I don't know what "t99" is as well.

Here is the rule:

if you have a foreign key on column(s)

c1, ..., cN

then you need an index that starts with

c1, ... cN

it (the index) can be on c1, ... cN, CA, CB, C....CZ

it just has to start with C1, ... CN in some order.

My script assumes the ordering is the same in the index as the foreign key. They don't have to be, but my script assumes they do.

### indexing strategy

Ravi B, July 30, 2010 - 7:45 pm UTC

Hi Tom,

We have an application where we access a big table(about 3075708 rows) with about 30 columns.

There is a multi-user interface where operators query this table and perform DML operations.

The table could be queried on single or combination of columns. What indexing strategy would you recommend?

Thanks!
August 02, 2010 - 8:48 am UTC

it would depend on the predicates themselves - insufficient data here to answer.

Ravi B, August 02, 2010 - 11:03 am UTC

Tom,

Most of the time predicates are like operator on these columns. Please let me know if you need more information.

Thanks.
August 02, 2010 - 11:09 am UTC

like, <, = - doesn't matter (well, they will)
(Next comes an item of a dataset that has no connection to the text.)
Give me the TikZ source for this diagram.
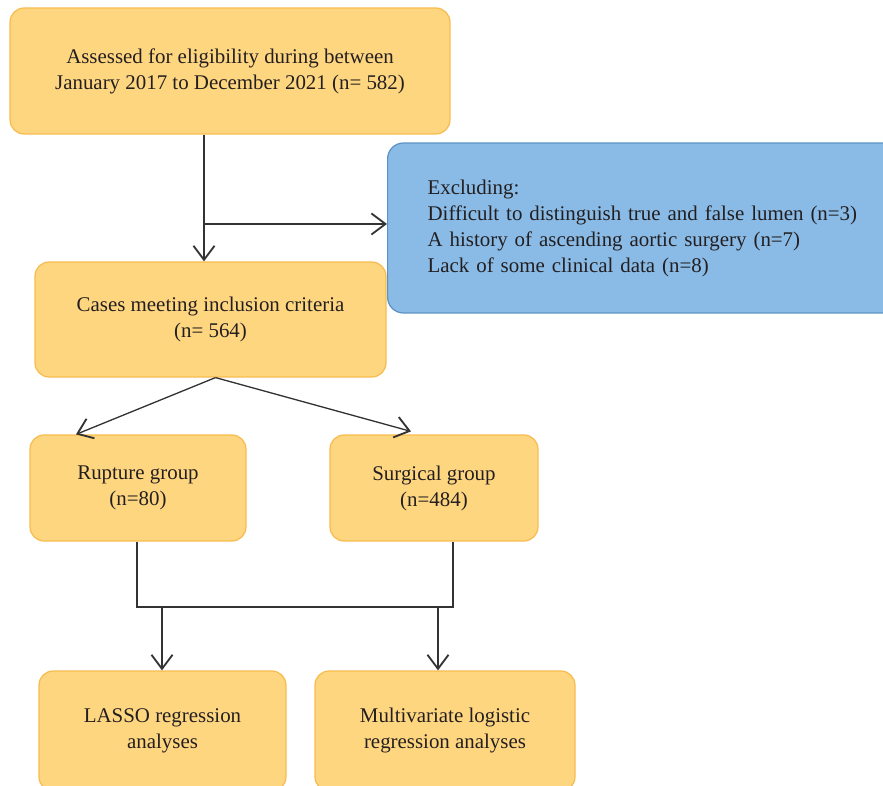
\documentclass[tikz,border=0pt]{standalone}
\usepackage{xcolor}
\usepackage{fontspec}
\setmainfont{Liberation Serif}
\usepackage{tikz}
\usetikzlibrary{positioning,arrows.meta}
\definecolor{BoxOrange}{HTML}{FFD680}
\definecolor{LineOrange}{HTML}{F6BC4E}
\definecolor{BoxBlue}{HTML}{8ABBE6}
\definecolor{LineBlue}{HTML}{5C93C6}
\definecolor{ArrowGray}{HTML}{333333}
\definecolor{InkDark}{HTML}{231F20}
\tikzset{
  stepbox/.style={draw=LineOrange,fill=BoxOrange,rounded corners=8pt,
    line width=0.7pt,align=center,inner sep=2pt,
    font=\fontsize{11.9}{14.8}\selectfont\color{InkDark}},
  exbox/.style={draw=LineBlue,fill=BoxBlue,rounded corners=9pt,
    line width=0.7pt,align=left,inner xsep=0.8cm,text width=9.6cm,
    minimum height=3.4cm,
    font=\fontsize{11.9}{14.8}\selectfont\color{InkDark}},
  edge/.style={draw=ArrowGray,line width=0.75pt,
    -{Straight Barb[length=8pt,width=12pt,line width=1.05pt]}},
  plain/.style={draw=ArrowGray,line width=0.75pt},
}
\begin{document}
\begin{tikzpicture}[x=0.02cm,y=-0.02cm]
  \useasboundingbox (0,0) rectangle (883,786);
  \clip (0,0) rectangle (883,786);
  % boxes
  \node[stepbox,minimum width=8.8cm,minimum height=2.52cm] (assess) at (230,71)
    {Assessed for eligibility during between\\January 2017 to December 2021 (n= 582)};
  \node[exbox,anchor=west] (excl) at (387,228)
    {Excluding:\\Difficult to distinguish true and false lumen (n=3)\\
     A history of ascending aortic surgery (n=7)\\Lack of some clinical data (n=8)};
  \node[stepbox,minimum width=7.02cm,minimum height=2.3cm] (incl) at (210.5,319.5)
    {Cases meeting inclusion criteria\\(n= 564)};
  \node[stepbox,minimum width=4.32cm,minimum height=2.12cm] (rupt) at (138,488)
    {Rupture group\\(n=80)};
  \node[stepbox,minimum width=4.16cm,minimum height=2.12cm] (surg) at (434,488)
    {Surgical group\\(n=484)};
  \node[stepbox,minimum width=4.94cm,minimum height=2.4cm] (lasso) at (162.5,731)
    {LASSO regression\\analyses};
  \node[stepbox,minimum width=5.2cm,minimum height=2.4cm] (multi) at (445,731)
    {Multivariate logistic\\regression analyses};
  % connectors
  \coordinate (split) at (204,224);
  \draw[edge] (assess.south -| split) -- (incl.north -| split);
  \draw[edge] (split) -- (excl.west |- split);
  \draw[edge] ([xshift=0.1cm]incl.south) -- ([xshift=-1.24cm]rupt.north);
  \draw[edge] ([xshift=0.1cm]incl.south) -- ([xshift=-0.46cm,yshift=0.06cm]surg.north);
  \coordinate (joinL) at (137,607);
  \coordinate (joinR) at (453,607);
  \draw[plain] (rupt.south -| joinL) -- (joinL) -- (joinR) -- (surg.south -| joinR);
  \coordinate (dropL) at (162,607);
  \coordinate (dropR) at (438,607);
  \draw[edge] (dropL) -- (lasso.north -| dropL);
  \draw[edge] (dropR) -- (multi.north -| dropR);
\end{tikzpicture}
\end{document}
what matters first - the where clauses

do you do

where a = ? and b > ? and c like ?

or do you do

where a = ?
where b > ?
where c like ?

do you do this to all 30 columns

etc. You'd need to see the workload - perhaps what you want to do is run your workload and then use the index advisor in the tuning pack of enterprise manager to see what it recommends based on your queries.

A reader, August 02, 2010 - 11:31 am UTC

Tom,

All the columns are varchar2 columns. Operators would input partial values may be 2 to 3 columns (approx) at a time and do a search. So, the search is always %<value>%. These 2 to 3 columns could be any of the 30 columns based on what they are searching. There would be no =, >, < or any other type of searches.
August 02, 2010 - 11:43 am UTC

... %<value>% ...

no b-tree indexes then, maybe a text index - you'll want to read up on that. You'll want to maybe tag these elements and have a single index so you can section search. text indexes can help with leading % searches as well.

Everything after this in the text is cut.